Generational Farms Preserve Agricultural Traditions

It’s easy to think of traditions as meaningless activities from the past, with little or no impact on the present generation. In agriculture, however, traditions are how the valuable knowledge of the past is preserved: They equip young farmers with techniques unique to their specific areas.

To offer an example, a local farm in a hot climate may have a tradition that watering is done at night or in the very early hours of the morning. If a large corporation purchases the farm and staffs it with outsiders, they may do away with this tradition, as they don’t see the value in it. However, night irrigation is absolutely a valid technique in regions where watering during the day may be affected by excessive evaporation. For this reason, preserving the tradition through generational farming may lead to a more efficient farm with a greater output.

Farming Fosters a Strong Work Ethic

Alongside the connection between the environment and food supply, another exists: the one between farmers’ work and the end result. Many people work jobs that are either physically or mentally demanding, but they are rarely able to see the direct outcome of their work. Rather, they are insulated by multiple layers from the final results of the industries they give so much time to. This is even true for children in school. They do a lot of classwork, but rarely do they truly understand why their work matters or what the point of it is.

For those working on a family farm, however, this isn’t the case. The children grow up able to see what happens when they put in effort—and what happens when they do not. Work hard, and watch the crops grow and thrive. It’s only by the labor of the farmers that agriculture can succeed, a fact that young people working on farms quickly learn, and one that can translate to other tasks and pursuits in life.
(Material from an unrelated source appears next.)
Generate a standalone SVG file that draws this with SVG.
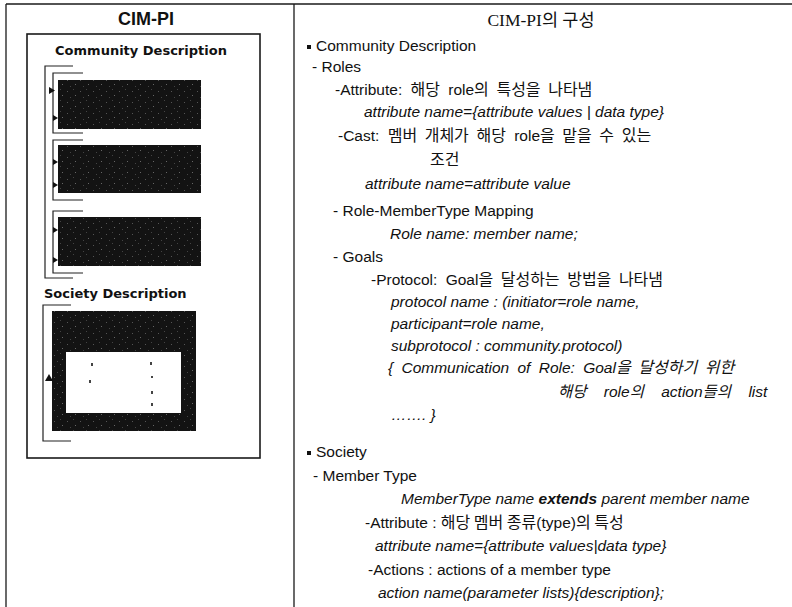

Teaching Inspires Future Generations to Support or Pursue Farming

Perhaps the greatest value that comes with teaching children the ways of the family farm is the one it places on farming itself. In an ever-changing world, traditional, small-scale farms, worked by knowledgeable, dedicated locals, are very important. The food they grow on these farms is shipped worldwide and used to support communities of all sizes in every country on the planet.

By teaching kids about the family farm, we are also teaching them to support other local farmers and to potentially pursue agriculture as a career. It is these young farmers who develop new and innovative farming techniques to improve output and reduce environmental impact. They contribute to strong, proud communities with a practical commitment to sustainability.

Family farms also teach young farmers to support one another, in turn helping to support the long-term viability of small-scale generational farming. One example of this is the potato farms in Washington State, which have formed the Washington State Potato Commission to promote sustainable local farming in their communities. These farmers teach their children their trade, and if you do the same on your farm, you can support local agricultural businesses around the entire country.